Hacker News new | ask | show | jobs
by fvdessen 1407 days ago
you need to split those jobs into smaller ones that read their parameters from a queue. Then it will fit in serverless and also be more reliable
2 comments

I'm not sure why this would be more reliable. But it would probably fit, but at the cost of additional complexity.
When you split up into smaller jobs, you have to design them to work in face of retries and parallel execution. It's a bit of complexity, but the end result is a scalable and self-healing system, that can handle lives code updates, features which contribute to make the full workflow inherently reliable and scalable.

If you have a big >1h job you have to add locks, make sure deploys don't interrupt the job, handle retries of the whole job, maintain serverless + not serverless, and then inevitably rewrite the whole thing when it takes too long to be viable.
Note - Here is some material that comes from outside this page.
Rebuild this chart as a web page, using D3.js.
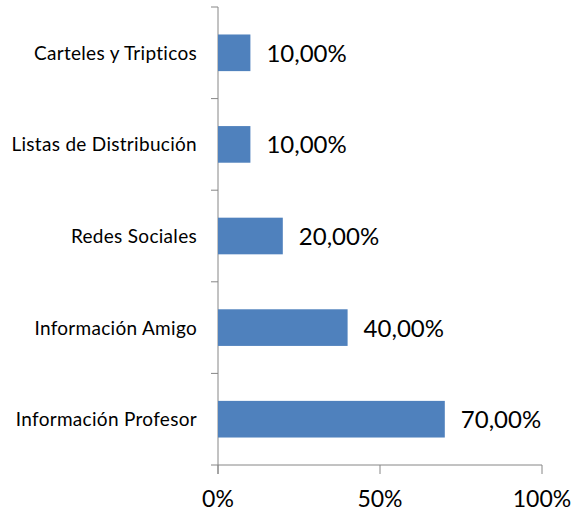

All in all a lot of work and complexity as well that is wasted on making a bad design work.

60+ minute jobs are already complex.
And much harder to maintain and understand...
We're doing that with cloud functions, pubsub and pulumi, the infra code to set that up is trivial, and it is actually a lot easier to maintain since it's fully serverless & you get retries and parallelism 'for free'. With cronjobs on vms the job itself might be a bit easier to code, but everything around it is a lot harder. (What happens if your 5h job crashes in the middle, who restarts it ? How do you manage locks to prevent concurrent execution ? How do you prevent that job from overloading the system ? etc ...)

just to clarify our setup: - 1 pubsub 'job' queue - 1 cloud function triggered by a scheduled event populates the job queue - 1 idempotent cloud function to handle a job, triggered by events on the queue.